» Job
Work out how many lines of the listing hold the string "this". Answer with that number alone.

═════ Input rows ═════

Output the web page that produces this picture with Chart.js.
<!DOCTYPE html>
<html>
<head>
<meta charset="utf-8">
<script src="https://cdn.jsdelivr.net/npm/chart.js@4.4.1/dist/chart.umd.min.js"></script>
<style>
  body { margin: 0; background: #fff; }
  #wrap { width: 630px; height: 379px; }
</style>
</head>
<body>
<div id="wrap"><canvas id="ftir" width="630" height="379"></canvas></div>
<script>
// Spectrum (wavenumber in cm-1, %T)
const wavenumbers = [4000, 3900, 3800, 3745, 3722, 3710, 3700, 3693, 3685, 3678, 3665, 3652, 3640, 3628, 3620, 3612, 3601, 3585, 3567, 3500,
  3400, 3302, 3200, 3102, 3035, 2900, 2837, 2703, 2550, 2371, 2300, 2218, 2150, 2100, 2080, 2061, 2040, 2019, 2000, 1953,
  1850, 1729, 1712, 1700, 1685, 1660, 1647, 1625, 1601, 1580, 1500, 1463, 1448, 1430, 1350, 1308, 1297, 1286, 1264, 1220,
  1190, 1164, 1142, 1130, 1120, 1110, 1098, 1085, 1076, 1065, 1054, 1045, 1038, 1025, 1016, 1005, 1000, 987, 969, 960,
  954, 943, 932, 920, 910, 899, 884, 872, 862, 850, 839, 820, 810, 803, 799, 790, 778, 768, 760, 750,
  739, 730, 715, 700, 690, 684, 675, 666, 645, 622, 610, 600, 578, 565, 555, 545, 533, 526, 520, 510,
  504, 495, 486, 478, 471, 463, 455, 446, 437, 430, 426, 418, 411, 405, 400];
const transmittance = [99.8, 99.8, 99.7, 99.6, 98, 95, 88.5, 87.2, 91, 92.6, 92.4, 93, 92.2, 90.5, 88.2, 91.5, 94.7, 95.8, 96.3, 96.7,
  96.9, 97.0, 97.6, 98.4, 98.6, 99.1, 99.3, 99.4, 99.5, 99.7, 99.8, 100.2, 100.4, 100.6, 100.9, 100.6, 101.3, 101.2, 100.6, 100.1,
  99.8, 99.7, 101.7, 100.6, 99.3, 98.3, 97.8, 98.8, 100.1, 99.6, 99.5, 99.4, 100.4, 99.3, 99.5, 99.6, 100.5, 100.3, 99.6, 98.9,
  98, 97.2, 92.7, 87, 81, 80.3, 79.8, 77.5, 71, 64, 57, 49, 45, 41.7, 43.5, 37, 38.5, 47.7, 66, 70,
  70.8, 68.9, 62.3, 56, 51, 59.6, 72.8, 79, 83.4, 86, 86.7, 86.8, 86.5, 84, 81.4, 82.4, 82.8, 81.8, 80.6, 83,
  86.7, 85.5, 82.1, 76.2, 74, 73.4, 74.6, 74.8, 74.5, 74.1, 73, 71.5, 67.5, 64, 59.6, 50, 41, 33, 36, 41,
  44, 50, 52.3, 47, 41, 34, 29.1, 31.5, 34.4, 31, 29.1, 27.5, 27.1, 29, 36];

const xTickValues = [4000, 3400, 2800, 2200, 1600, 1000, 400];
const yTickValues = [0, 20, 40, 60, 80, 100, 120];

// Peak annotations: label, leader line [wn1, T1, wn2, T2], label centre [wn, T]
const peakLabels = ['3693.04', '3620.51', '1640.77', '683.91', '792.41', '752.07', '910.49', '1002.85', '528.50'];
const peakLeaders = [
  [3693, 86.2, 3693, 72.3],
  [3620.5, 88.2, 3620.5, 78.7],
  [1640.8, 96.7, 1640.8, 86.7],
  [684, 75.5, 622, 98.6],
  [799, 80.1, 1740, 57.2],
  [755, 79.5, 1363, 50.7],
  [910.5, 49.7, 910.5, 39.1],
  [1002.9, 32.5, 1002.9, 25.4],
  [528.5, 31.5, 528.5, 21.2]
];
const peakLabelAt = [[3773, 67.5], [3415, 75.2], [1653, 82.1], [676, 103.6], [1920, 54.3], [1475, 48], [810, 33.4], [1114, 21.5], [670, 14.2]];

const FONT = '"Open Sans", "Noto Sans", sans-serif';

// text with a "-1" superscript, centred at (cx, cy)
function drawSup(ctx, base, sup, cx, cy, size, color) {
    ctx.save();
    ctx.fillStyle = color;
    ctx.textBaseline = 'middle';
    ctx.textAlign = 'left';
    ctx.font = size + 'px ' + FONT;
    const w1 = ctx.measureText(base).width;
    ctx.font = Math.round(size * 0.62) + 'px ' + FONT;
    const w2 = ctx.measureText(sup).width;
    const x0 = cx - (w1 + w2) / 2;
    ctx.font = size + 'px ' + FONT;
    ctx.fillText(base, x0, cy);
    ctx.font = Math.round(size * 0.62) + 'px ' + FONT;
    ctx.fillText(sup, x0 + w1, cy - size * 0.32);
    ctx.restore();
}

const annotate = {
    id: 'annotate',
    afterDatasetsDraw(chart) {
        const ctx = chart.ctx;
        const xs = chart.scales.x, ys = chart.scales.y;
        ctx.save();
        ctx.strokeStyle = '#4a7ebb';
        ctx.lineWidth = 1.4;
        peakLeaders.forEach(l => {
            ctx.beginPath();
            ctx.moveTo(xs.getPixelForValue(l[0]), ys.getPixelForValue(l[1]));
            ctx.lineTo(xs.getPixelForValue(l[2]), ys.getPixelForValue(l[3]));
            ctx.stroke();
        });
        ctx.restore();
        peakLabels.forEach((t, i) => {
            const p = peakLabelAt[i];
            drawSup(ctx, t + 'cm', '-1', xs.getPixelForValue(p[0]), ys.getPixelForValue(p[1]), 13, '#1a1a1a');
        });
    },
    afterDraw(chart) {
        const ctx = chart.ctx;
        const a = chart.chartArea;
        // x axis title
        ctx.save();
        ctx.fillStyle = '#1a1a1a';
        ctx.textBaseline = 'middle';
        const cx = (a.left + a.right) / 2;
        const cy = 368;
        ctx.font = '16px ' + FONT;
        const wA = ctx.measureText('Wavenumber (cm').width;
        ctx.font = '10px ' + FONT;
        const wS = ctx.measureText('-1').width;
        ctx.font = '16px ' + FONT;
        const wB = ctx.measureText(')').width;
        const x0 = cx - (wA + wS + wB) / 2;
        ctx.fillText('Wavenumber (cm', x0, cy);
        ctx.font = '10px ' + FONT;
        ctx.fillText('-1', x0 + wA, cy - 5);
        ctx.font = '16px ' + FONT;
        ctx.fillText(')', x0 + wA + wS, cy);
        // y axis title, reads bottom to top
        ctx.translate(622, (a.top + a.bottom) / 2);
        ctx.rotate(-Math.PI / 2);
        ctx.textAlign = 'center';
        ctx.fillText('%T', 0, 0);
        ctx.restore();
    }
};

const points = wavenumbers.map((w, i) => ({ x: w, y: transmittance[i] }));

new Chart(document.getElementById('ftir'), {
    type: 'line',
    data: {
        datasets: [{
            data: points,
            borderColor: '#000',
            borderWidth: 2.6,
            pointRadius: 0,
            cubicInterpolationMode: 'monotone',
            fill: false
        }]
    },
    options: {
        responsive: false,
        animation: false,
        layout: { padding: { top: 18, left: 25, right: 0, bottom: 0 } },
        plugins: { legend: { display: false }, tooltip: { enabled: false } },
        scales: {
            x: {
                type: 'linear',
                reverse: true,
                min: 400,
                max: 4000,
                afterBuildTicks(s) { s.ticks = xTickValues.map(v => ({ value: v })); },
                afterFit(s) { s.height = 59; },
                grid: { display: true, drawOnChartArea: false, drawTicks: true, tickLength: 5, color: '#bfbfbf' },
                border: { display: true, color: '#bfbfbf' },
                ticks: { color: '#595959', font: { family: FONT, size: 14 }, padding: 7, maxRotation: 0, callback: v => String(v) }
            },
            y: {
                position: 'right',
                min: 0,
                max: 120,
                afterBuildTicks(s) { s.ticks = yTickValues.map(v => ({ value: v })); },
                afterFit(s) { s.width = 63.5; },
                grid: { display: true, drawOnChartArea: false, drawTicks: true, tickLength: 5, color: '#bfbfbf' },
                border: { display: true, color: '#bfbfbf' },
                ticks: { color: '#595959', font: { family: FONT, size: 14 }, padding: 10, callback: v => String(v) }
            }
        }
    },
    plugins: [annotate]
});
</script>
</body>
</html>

═════
═════ Input rows ═════

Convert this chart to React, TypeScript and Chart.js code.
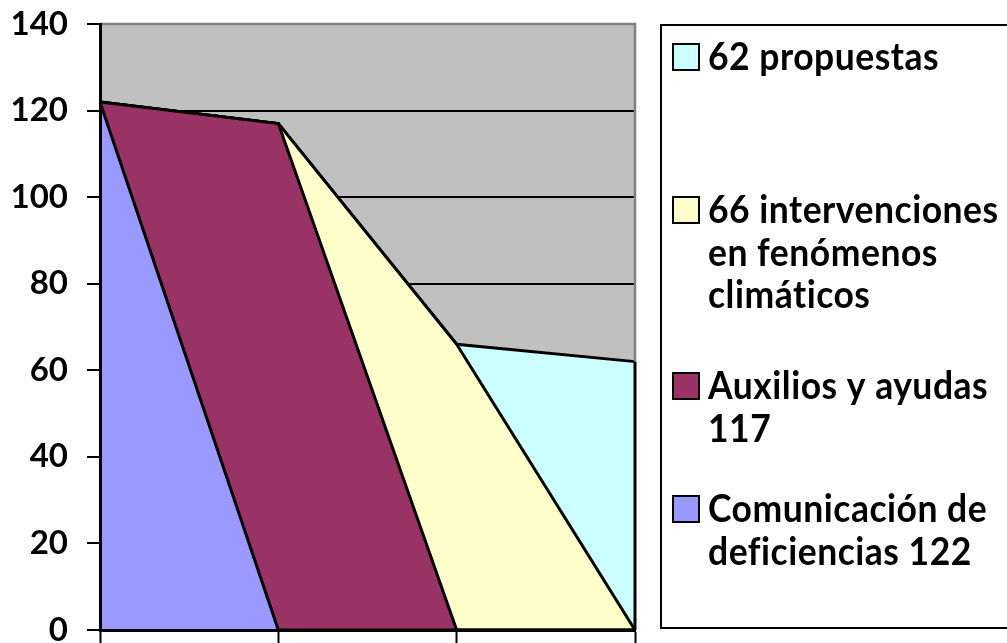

═════

» Solution to the problem
2